* [Data lines]
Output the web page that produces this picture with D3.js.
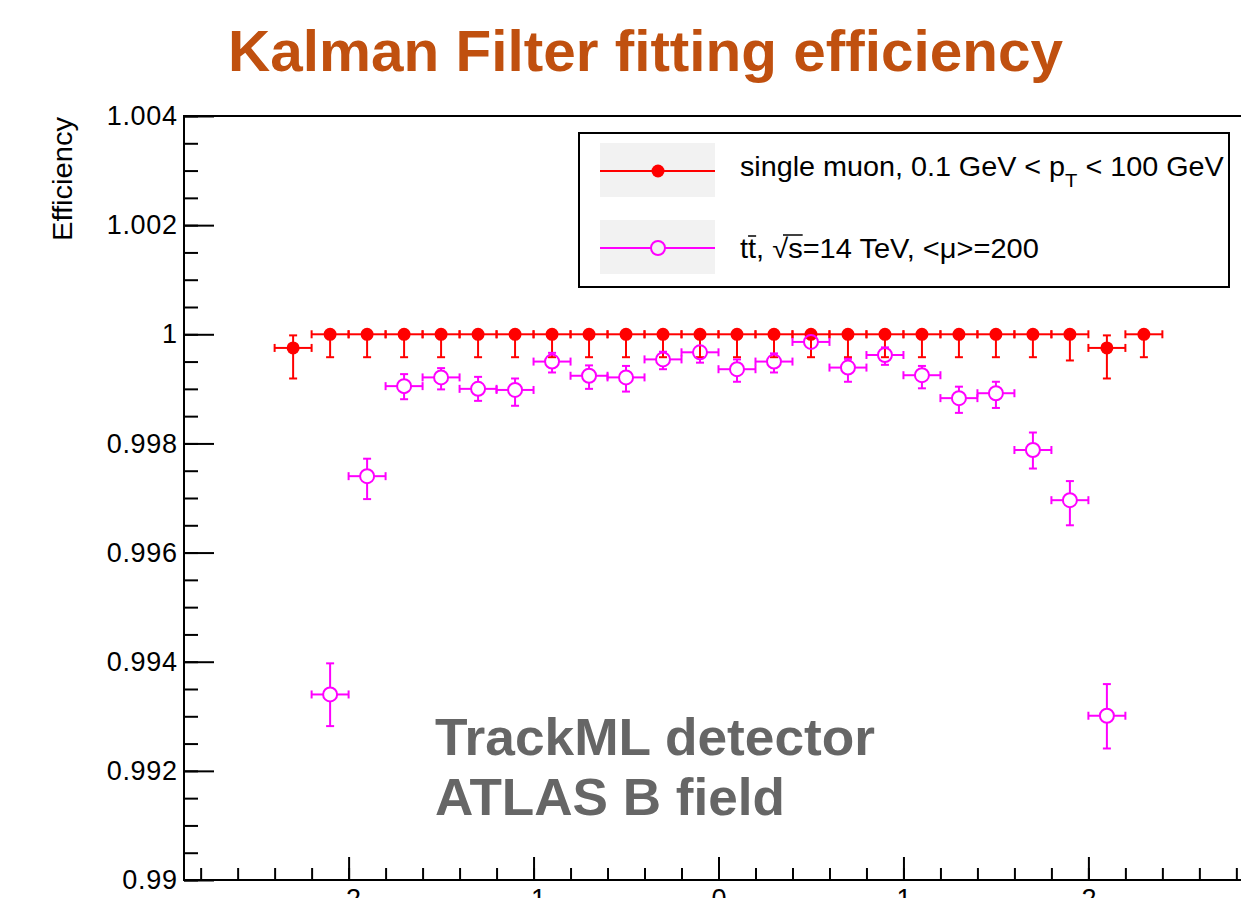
<!DOCTYPE html>
<html>
<head>
<meta charset="utf-8">
<script src="https://d3js.org/d3.v7.min.js"></script>
<style>
  html, body { margin: 0; padding: 0; background: #fff; }
  svg { display: block; }
  text { font-family: "Liberation Sans", Arial, Helvetica, sans-serif; }
</style>
</head>
<body>
<svg id="chart" width="1241" height="898"></svg>
<script>
// Fitting efficiency vs pseudorapidity, bins of width 0.2
const binHalfWidth = 0.1;

// single muon sample
const etaMuon = [-2.3, -2.1, -1.9, -1.7, -1.5, -1.3, -1.1, -0.9, -0.7, -0.5, -0.3, -0.1,
                 0.1, 0.3, 0.5, 0.7, 0.9, 1.1, 1.3, 1.5, 1.7, 1.9, 2.1, 2.3];
const effMuon = [0.99975, 1, 1, 1, 1, 1, 1, 1, 1, 1, 1, 1,
                 1, 1, 1, 1, 1, 1, 1, 1, 1, 1, 0.99975, 1];
const errLowMuon = [0.00056, 0.00042, 0.00042, 0.00042, 0.00042, 0.00042, 0.00042, 0.00042, 0.00042, 0.00042, 0.00042, 0.00042,
                    0.00042, 0.00042, 0.00042, 0.00042, 0.00042, 0.00042, 0.00042, 0.00042, 0.00042, 0.00048, 0.00056, 0.00042];
const errHighMuon = [0.00023, 0, 0, 0, 0, 0, 0, 0, 0, 0, 0, 0,
                     0, 0, 0, 0, 0, 0, 0, 0, 0, 0, 0.00023, 0];

// ttbar sample with pile-up
const etaTtbar = [-2.1, -1.9, -1.7, -1.5, -1.3, -1.1, -0.9, -0.7, -0.5, -0.3, -0.1,
                  0.1, 0.3, 0.5, 0.7, 0.9, 1.1, 1.3, 1.5, 1.7, 1.9, 2.1];
const effTtbar = [0.99340, 0.99740, 0.99905, 0.99921, 0.99900, 0.99898, 0.99950, 0.99924, 0.99921, 0.99954, 0.99967,
                  0.99936, 0.99950, 0.99986, 0.99939, 0.99962, 0.99925, 0.99883, 0.99892, 0.99788, 0.99696, 0.99301];
const errLowTtbar = [0.00058, 0.00042, 0.00024, 0.00022, 0.00022, 0.00029, 0.00020, 0.00024, 0.00026, 0.00018, 0.00019,
                     0.00023, 0.00020, 0.00013, 0.00026, 0.00018, 0.00024, 0.00027, 0.00027, 0.00034, 0.00046, 0.00060];
const errHighTtbar = [0.00057, 0.00032, 0.00022, 0.00017, 0.00022, 0.00021, 0.00016, 0.00019, 0.00021, 0.00014, 0.00013,
                      0.00018, 0.00015, 0.00008, 0.00016, 0.00014, 0.00017, 0.00021, 0.00021, 0.00032, 0.00035, 0.00058];

// axes
const xMajorTicks = [-2, -1, 0, 1, 2];
const xTickLabels = ["-2", "-1", "0", "1", "2"];
const yMajorTicks = [0.99, 0.992, 0.994, 0.996, 0.998, 1, 1.002, 1.004];
const yTickLabels = ["0.99", "0.992", "0.994", "0.996", "0.998", "1", "1.002", "1.004"];

const titleText = "Kalman Filter fitting efficiency";
const yAxisTitle = "Efficiency";
const noteLines = ["TrackML detector", "ATLAS B field"];

// ---------------------------------------------------------------
const svg = d3.select("#chart");
const frame = { left: 184, top: 116, bottom: 880, right: 1253 };

const x = d3.scaleLinear().domain([-2.89, 2.89]).range([frame.left, frame.right]);
const y = d3.scaleLinear().domain([0.99, 1.004]).range([frame.bottom, frame.top]);

// title
svg.append("text")
  .attr("x", 645.5).attr("y", 71)
  .attr("text-anchor", "middle")
  .attr("font-size", 58).attr("font-weight", "bold")
  .attr("fill", "#C0500F")
  .attr("textLength", 835).attr("lengthAdjust", "spacingAndGlyphs")
  .text(titleText);

// axes (ticks point into the frame)
const axisFont = 27;
const yMinor = d3.range(0, 29).map(i => 0.99 + i * 0.0005);
const xMinor = d3.range(-14, 15).map(i => i * 0.2);

svg.append("g")
  .attr("transform", `translate(${frame.left},0)`)
  .call(d3.axisLeft(y).tickValues(yMinor).tickSizeInner(-14).tickSizeOuter(0).tickFormat(""))
  .call(g => g.select(".domain").remove());

svg.append("g")
  .attr("transform", `translate(${frame.left},0)`)
  .call(d3.axisLeft(y).tickValues(yMajorTicks).tickSizeInner(-30).tickSizeOuter(0).tickPadding(7)
          .tickFormat(d => yTickLabels[yMajorTicks.indexOf(d)]))
  .call(g => g.select(".domain").remove())
  .call(g => g.selectAll("text").attr("font-size", axisFont).attr("font-family", "Liberation Sans, Arial, sans-serif")
          .attr("fill", "#000").attr("textLength", function () { return this.getComputedTextLength() * 1.04; }));

svg.append("g")
  .attr("transform", `translate(0,${frame.bottom})`)
  .call(d3.axisBottom(x).tickValues(xMinor).tickSizeInner(-12).tickSizeOuter(0).tickFormat(""))
  .call(g => g.select(".domain").remove());

svg.append("g")
  .attr("transform", `translate(0,${frame.bottom})`)
  .call(d3.axisBottom(x).tickValues(xMajorTicks).tickSizeInner(-23).tickSizeOuter(0).tickPadding(9)
          .tickFormat(d => xTickLabels[xMajorTicks.indexOf(d)]))
  .call(g => g.select(".domain").remove())
  .call(g => g.selectAll("text").attr("font-size", axisFont).attr("font-family", "Liberation Sans, Arial, sans-serif").attr("fill", "#000"));

svg.selectAll(".tick line").attr("stroke", "#000").attr("stroke-width", 2);

// frame
svg.append("rect")
  .attr("x", frame.left).attr("y", frame.top)
  .attr("width", frame.right - frame.left).attr("height", frame.bottom - frame.top)
  .attr("fill", "none").attr("stroke", "#000").attr("stroke-width", 2);

// y-axis title
svg.append("text")
  .attr("transform", `translate(72,${frame.top + 1}) rotate(-90)`)
  .attr("text-anchor", "end")
  .attr("font-size", 27)
  .attr("textLength", 124).attr("lengthAdjust", "spacingAndGlyphs")
  .text(yAxisTitle);

// note text
const noteWidths = [440, 350];
noteLines.forEach((t, i) => svg.append("text")
  .attr("x", 435).attr("y", 755 + i * 60)
  .attr("font-size", 52).attr("font-weight", "bold").attr("fill", "#666666")
  .attr("textLength", noteWidths[i]).attr("lengthAdjust", "spacingAndGlyphs")
  .text(t));

// ---------------------------------------------------------------
// points with error bars (caps at every end, lines stop at an open marker's edge)
function drawSeries(eta, eff, lo, hi, color, r, filled) {
  const g = svg.append("g").attr("stroke", color).attr("stroke-width", 2).attr("fill", "none");
  const cap = 4;
  eta.forEach((e, i) => {
    const cx = x(e), cy = y(eff[i]);
    const xl = x(e - binHalfWidth), xr = x(e + binHalfWidth);
    const yu = y(eff[i] + hi[i]), yd = y(eff[i] - lo[i]);
    const gap = filled ? 0 : r;
    // horizontal
    g.append("line").attr("x1", xl).attr("x2", cx - gap).attr("y1", cy).attr("y2", cy);
    g.append("line").attr("x1", cx + gap).attr("x2", xr).attr("y1", cy).attr("y2", cy);
    g.append("line").attr("x1", xl).attr("x2", xl).attr("y1", cy - cap).attr("y2", cy + cap);
    g.append("line").attr("x1", xr).attr("x2", xr).attr("y1", cy - cap).attr("y2", cy + cap);
    // vertical
    if (cy - yu > gap + 0.5) {
      g.append("line").attr("x1", cx).attr("x2", cx).attr("y1", cy - gap).attr("y2", yu);
      g.append("line").attr("x1", cx - cap).attr("x2", cx + cap).attr("y1", yu).attr("y2", yu);
    }
    if (yd - cy > gap + 0.5) {
      g.append("line").attr("x1", cx).attr("x2", cx).attr("y1", cy + gap).attr("y2", yd);
      g.append("line").attr("x1", cx - cap).attr("x2", cx + cap).attr("y1", yd).attr("y2", yd);
    }
  });
  svg.append("g").selectAll("circle").data(eta).join("circle")
    .attr("cx", d => x(d)).attr("cy", (d, i) => y(eff[i])).attr("r", r)
    .attr("fill", filled ? color : "none")
    .attr("stroke", color).attr("stroke-width", filled ? 0 : 2);
}

drawSeries(etaMuon, effMuon, errLowMuon, errHighMuon, "#ff0000", 6.5, true);
drawSeries(etaTtbar, effTtbar, errLowTtbar, errHighTtbar, "#ff00ff", 7, false);

// ---------------------------------------------------------------
// legend
const legend = svg.append("g");
legend.append("rect")
  .attr("x", 579).attr("y", 133).attr("width", 650).attr("height", 154)
  .attr("fill", "#fff").attr("stroke", "#000").attr("stroke-width", 2);

const entries = [
  { color: "#ff0000", filled: true, r: 6.5, sy: 143, ly: 171, ty: 176 },
  { color: "#ff00ff", filled: false, r: 7, sy: 220, ly: 248, ty: 258 }
];
entries.forEach(en => {
  legend.append("rect").attr("x", 600).attr("y", en.sy).attr("width", 115).attr("height", 54).attr("fill", "#f2f2f2");
  const gap = en.filled ? 0 : en.r;
  legend.append("line").attr("x1", 600).attr("x2", 658 - gap).attr("y1", en.ly).attr("y2", en.ly)
    .attr("stroke", en.color).attr("stroke-width", 2);
  legend.append("line").attr("x1", 658 + gap).attr("x2", 715).attr("y1", en.ly).attr("y2", en.ly)
    .attr("stroke", en.color).attr("stroke-width", 2);
  legend.append("circle").attr("cx", 658).attr("cy", en.ly).attr("r", en.r)
    .attr("fill", en.filled ? en.color : "none").attr("stroke", en.color).attr("stroke-width", en.filled ? 0 : 2);
});

// legend labels, set slightly wide
const lab1 = legend.append("g").attr("transform", "translate(740,0) scale(1.065,1)");
const t1 = lab1.append("text").attr("x", 0).attr("y", entries[0].ty).attr("font-size", 27);
t1.append("tspan").text("single muon, 0.1 GeV < p");
t1.append("tspan").attr("dy", 11).attr("font-size", 19).text("T");
t1.append("tspan").attr("dy", -11).text(" < 100 GeV");

const lab2 = legend.append("g").attr("transform", "translate(740,0) scale(1.075,1)");
const t2 = lab2.append("text").attr("x", 0).attr("y", entries[1].ty).attr("font-size", 27)
  .text("tt, \u221As=14 TeV, <\u03BC>=200");
// bars over the second t and under-root s
const tNode = t2.node();
[[1, 1, 0], [4, 5, -1]].forEach(([from, to, lift]) => {
  const a = tNode.getStartPositionOfChar(from).x;
  const b = tNode.getEndPositionOfChar(to).x;
  const yb = entries[1].ty - 22 + lift;
  lab2.append("line").attr("x1", from === 4 ? a + 10 : a).attr("x2", b).attr("y1", yb).attr("y2", yb)
    .attr("stroke", "#000").attr("stroke-width", 1.5);
});
</script>
</body>
</html>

* [The request]
Print the data above verbatim from the first line through the line holding "0, 0.00023, 0];", leaving every picture out.

* [Task output]
Output the web page that produces this picture with D3.js.
<!DOCTYPE html>
<html>
<head>
<meta charset="utf-8">
<script src="https://d3js.org/d3.v7.min.js"></script>
<style>
  html, body { margin: 0; padding: 0; background: #fff; }
  svg { display: block; }
  text { font-family: "Liberation Sans", Arial, Helvetica, sans-serif; }
</style>
</head>
<body>
<svg id="chart" width="1241" height="898"></svg>
<script>
// Fitting efficiency vs pseudorapidity, bins of width 0.2
const binHalfWidth = 0.1;

// single muon sample
const etaMuon = [-2.3, -2.1, -1.9, -1.7, -1.5, -1.3, -1.1, -0.9, -0.7, -0.5, -0.3, -0.1,
                 0.1, 0.3, 0.5, 0.7, 0.9, 1.1, 1.3, 1.5, 1.7, 1.9, 2.1, 2.3];
const effMuon = [0.99975, 1, 1, 1, 1, 1, 1, 1, 1, 1, 1, 1,
                 1, 1, 1, 1, 1, 1, 1, 1, 1, 1, 0.99975, 1];
const errLowMuon = [0.00056, 0.00042, 0.00042, 0.00042, 0.00042, 0.00042, 0.00042, 0.00042, 0.00042, 0.00042, 0.00042, 0.00042,
                    0.00042, 0.00042, 0.00042, 0.00042, 0.00042, 0.00042, 0.00042, 0.00042, 0.00042, 0.00048, 0.00056, 0.00042];
const errHighMuon = [0.00023, 0, 0, 0, 0, 0, 0, 0, 0, 0, 0, 0,
                     0, 0, 0, 0, 0, 0, 0, 0, 0, 0, 0.00023, 0];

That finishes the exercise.